Para Pemohon dapat memiliki kedudukan hukum, sambung Manahan, apabila dapat menjelaskan adanya keterkaitan logis dan sebab-akibat dari pelanggaran hak konstitusionalnya dengan keberlakuan undang-undang yang diuji.
“Setelah Mahkamah mencermati secara saksama uraian para Pemohon mengenai kerugian konstitusionalnya sebagai taxpayer, telah ternyata para Pemohon tidak dapat menguraikan alasan kerugian konstitusional dimaksud secara spesifik dan nyata terhadap berlakunya norma yang dimohonkan pengujiannya,” kata Manahan di hadapan sidang yang dipimpin Ketua MK Anwar Usman dengan didampingi tujuh hakim konstitusi lainnya.
Pada sidang pendahuluan, para Pemohon merasa dirugikan karena pemberlakuan PSBB tidak ada kaitannya dengan pelarangan orang keluar masuk kota Jakarta yang sedang diberlakukan PSBB sebab berlakunya PSBB tidak melarang kantor pemerintah tutup.

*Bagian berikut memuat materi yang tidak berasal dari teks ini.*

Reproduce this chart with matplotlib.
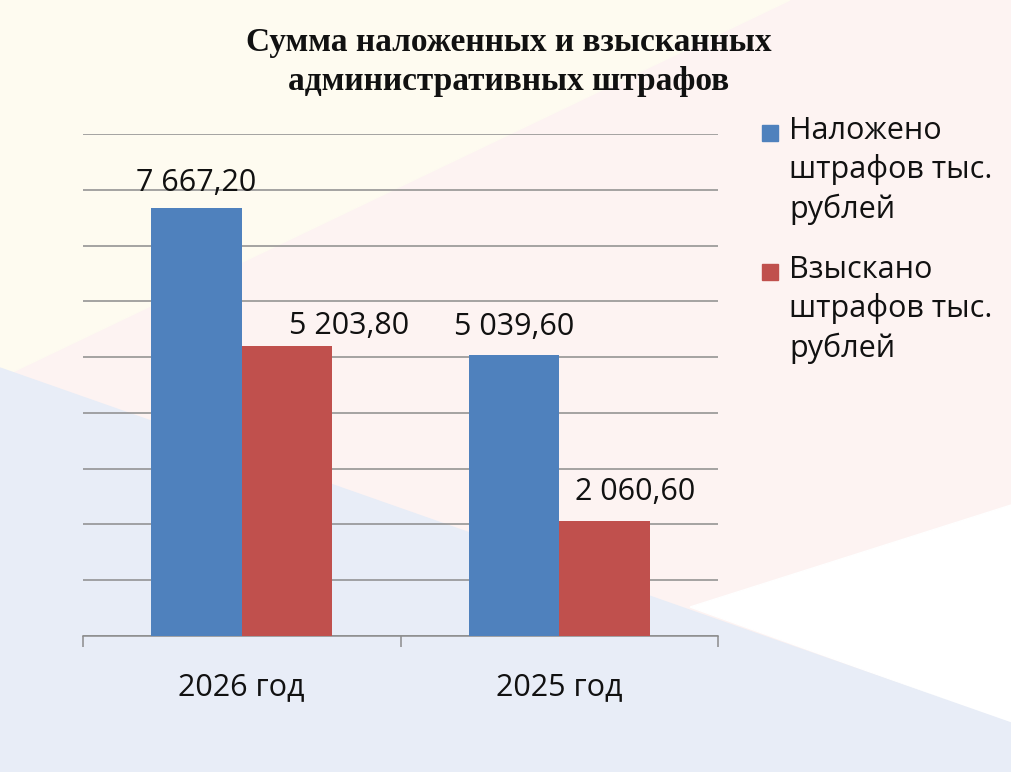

Selanjutnya para Pemohon juga melihat, apabila dikaitkan aturan pelarangan orang keluar masuk daerah pada masa PSBB, tentu tidak tepat jika aturan tersebut dijadikan landasan hukumnya karena hal demikian hanya ada pada aturan Karantina Wilayah sebagaimana diatur dalam ketentuan Pasal 53 s.d. Pasal 55 UU Karantina Kesehatan.
Menurut para Pemohon pasal a quo harus dimaknai secara konstitusional bersyarat yaitu hanya orang miskin yang ditanggung oleh pemerintah pusat. Dengan begitu beban anggaran bagi pemerintah pusat jika memberlakukan karantina wilayah tidak terlalu besar.